Walter Röhrl – King of Ice Driving
Almost 40 years later, another Porsche Eighties rallying legend has been brought together with this extraordinary car, though in unfamiliar surroundings amid the Austrian alps at Zell am See.
Röhrl is the Porsche brand ambassador, a two-time former World Rally Champion, and the undeniable king of ice driving. He is the perfect match for the 953 in the sub-zero setting and has no hesitation in climbing aboard.
The Porsche 953 is finished in its trademark Rothmans livery, matched with white Fuchs alloys wearing all-terrain tires – a classic rallying 911.

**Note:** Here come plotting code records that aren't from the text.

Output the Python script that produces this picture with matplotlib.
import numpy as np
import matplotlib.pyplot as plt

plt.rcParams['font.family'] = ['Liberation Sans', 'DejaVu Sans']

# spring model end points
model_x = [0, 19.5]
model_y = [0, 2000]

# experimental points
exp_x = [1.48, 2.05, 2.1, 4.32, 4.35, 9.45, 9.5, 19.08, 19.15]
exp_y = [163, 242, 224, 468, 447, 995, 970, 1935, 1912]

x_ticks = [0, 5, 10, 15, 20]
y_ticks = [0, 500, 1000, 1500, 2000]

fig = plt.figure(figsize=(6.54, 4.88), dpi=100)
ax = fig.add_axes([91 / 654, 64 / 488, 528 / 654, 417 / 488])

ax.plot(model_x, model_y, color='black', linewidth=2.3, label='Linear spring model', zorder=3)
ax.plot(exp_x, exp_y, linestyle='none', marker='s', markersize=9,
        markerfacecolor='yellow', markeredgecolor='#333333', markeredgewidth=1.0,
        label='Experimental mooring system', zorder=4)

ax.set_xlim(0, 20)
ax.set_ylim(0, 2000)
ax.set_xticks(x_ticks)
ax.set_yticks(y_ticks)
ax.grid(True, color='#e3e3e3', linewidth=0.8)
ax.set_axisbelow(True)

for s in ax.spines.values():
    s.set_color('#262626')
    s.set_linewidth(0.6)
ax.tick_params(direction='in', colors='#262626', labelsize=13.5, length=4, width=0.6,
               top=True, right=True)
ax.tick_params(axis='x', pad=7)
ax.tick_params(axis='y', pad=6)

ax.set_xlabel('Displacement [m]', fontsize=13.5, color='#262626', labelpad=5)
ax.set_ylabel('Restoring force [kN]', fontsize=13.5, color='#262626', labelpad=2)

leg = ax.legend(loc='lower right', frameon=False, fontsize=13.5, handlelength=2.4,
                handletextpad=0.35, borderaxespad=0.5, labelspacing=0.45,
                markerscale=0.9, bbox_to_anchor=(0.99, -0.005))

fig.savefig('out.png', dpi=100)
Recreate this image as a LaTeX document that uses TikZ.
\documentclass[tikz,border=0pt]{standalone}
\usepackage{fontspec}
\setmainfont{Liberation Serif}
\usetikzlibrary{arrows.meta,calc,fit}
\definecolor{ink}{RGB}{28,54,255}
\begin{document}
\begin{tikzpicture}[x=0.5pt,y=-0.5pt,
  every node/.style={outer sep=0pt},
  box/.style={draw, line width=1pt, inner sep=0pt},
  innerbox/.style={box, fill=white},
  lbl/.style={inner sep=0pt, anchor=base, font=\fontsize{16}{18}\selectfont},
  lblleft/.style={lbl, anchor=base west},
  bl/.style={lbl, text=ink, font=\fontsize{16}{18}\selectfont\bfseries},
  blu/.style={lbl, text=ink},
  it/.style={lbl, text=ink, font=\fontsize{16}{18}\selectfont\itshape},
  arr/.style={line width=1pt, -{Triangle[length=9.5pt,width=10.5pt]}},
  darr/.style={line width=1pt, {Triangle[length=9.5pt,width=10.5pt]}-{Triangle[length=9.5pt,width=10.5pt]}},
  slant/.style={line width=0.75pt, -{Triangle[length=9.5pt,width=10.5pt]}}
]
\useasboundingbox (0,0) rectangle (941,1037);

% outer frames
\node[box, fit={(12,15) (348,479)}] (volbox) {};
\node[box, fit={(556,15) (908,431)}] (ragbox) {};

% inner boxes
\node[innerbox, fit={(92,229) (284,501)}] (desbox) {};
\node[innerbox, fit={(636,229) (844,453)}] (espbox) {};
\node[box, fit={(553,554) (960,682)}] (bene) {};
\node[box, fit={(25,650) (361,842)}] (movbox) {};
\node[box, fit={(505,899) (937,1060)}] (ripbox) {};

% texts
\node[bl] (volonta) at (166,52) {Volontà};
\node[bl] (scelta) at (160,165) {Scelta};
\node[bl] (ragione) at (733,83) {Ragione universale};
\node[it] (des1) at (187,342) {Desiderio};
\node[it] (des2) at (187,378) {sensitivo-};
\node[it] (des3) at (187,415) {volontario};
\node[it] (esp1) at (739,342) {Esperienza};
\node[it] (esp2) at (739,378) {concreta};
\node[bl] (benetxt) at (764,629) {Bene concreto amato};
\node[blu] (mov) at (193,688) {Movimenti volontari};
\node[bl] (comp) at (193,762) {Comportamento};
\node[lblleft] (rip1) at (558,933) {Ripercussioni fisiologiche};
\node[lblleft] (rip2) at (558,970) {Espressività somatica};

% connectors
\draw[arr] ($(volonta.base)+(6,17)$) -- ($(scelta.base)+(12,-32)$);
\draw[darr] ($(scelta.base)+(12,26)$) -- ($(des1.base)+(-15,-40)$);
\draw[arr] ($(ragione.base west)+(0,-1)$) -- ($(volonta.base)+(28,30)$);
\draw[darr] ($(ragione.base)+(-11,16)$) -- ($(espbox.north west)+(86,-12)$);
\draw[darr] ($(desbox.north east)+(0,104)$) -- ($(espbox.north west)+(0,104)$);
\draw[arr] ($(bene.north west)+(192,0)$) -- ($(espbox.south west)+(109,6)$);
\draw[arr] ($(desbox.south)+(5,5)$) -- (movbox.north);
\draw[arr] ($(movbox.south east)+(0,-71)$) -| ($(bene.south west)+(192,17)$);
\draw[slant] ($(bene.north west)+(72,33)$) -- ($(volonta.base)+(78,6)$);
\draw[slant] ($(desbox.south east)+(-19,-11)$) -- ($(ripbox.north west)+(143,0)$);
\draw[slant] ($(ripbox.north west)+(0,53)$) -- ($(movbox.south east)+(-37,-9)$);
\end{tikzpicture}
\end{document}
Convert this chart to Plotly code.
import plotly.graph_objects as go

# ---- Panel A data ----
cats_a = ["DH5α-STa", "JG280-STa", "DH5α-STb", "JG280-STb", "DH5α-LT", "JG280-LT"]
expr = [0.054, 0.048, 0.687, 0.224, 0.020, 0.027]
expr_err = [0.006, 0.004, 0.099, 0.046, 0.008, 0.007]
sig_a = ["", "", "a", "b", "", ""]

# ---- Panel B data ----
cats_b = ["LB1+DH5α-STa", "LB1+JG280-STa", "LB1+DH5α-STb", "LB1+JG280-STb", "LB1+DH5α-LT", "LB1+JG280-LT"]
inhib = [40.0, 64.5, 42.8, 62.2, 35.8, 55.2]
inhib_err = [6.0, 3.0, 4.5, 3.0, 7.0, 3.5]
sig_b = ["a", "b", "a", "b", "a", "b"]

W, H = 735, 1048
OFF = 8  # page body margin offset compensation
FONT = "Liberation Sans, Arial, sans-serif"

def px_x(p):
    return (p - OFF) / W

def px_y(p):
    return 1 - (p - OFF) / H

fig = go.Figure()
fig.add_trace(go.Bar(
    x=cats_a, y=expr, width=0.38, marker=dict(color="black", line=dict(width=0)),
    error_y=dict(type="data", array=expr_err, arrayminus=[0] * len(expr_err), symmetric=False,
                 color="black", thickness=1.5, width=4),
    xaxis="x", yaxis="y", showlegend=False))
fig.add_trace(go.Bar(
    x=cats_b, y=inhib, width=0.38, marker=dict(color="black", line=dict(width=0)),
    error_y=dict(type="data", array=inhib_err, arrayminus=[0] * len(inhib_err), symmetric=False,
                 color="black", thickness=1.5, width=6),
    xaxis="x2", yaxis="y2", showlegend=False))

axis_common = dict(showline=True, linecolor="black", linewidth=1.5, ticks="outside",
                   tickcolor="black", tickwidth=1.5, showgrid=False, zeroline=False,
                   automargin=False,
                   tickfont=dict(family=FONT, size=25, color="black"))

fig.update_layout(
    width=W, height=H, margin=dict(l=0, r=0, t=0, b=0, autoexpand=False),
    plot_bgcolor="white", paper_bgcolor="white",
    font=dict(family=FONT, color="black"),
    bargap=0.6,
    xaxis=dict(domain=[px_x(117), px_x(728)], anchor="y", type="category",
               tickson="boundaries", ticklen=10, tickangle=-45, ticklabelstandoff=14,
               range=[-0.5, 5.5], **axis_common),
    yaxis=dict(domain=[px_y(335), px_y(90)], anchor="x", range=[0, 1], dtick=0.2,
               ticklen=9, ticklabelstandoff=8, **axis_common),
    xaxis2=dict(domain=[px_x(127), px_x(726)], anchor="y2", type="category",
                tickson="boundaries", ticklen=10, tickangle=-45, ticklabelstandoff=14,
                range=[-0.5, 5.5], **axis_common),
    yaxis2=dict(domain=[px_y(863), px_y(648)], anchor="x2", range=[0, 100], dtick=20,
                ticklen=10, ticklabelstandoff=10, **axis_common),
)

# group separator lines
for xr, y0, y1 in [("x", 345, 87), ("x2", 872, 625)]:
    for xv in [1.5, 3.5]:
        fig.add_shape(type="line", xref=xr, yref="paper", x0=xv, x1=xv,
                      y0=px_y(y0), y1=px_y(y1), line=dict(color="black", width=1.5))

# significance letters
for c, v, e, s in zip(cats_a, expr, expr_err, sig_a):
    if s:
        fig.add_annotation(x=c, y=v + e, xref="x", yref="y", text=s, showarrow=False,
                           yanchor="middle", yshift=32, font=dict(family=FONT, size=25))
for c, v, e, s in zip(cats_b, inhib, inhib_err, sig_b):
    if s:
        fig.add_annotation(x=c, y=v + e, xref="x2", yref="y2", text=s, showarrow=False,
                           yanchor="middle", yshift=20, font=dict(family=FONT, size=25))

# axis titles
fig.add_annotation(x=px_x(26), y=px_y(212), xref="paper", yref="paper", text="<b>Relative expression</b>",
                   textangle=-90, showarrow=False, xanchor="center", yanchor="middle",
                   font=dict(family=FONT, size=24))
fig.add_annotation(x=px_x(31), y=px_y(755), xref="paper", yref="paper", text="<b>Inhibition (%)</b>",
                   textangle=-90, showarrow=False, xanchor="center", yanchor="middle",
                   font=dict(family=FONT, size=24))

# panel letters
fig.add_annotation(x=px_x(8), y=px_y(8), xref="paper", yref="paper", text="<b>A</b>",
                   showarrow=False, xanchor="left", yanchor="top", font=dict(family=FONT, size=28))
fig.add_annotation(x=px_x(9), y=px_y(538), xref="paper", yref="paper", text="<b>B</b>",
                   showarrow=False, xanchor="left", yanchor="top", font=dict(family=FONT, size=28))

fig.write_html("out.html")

Every inch of the car shows illustrates an absolute purity of purpose, starting from the underbody protection, off-road mud flaps, the high taillights, to the aerodynamic motorsport wing mirrors.
The interior continues the theme with a spartan cockpit that had lightweight bucket seats and an array of auxiliary rally instruments.
After only a lap around the ice circuit, Röhrl’s instincts took over, as he has the 953 drifting on full opposite lock, his feet dancing across the pedal box with the same ease and accuracy that took place 50 years ago when the young German was ruling the World Rally Championship.
The distinct sound of the Boxer engine roars, echoing around the barren valley, a sound that Röhrl claims are the ‘pinnacle’ for motorsport enthusiasts, along with the elixir for professional racers. “It stimulates you. It spurs you on,” he explains.
Today Röhrl needs little encouragement as he navigates around the circuit with tails of snow and ice in his wake.
“Porsche builds fine roads cars and wonderful cars for the track, but they also make them for the most brutal terrain in the world. This car was made for the desert, but it is still amazing how you can drive it on sheet ice. It’s addictive!”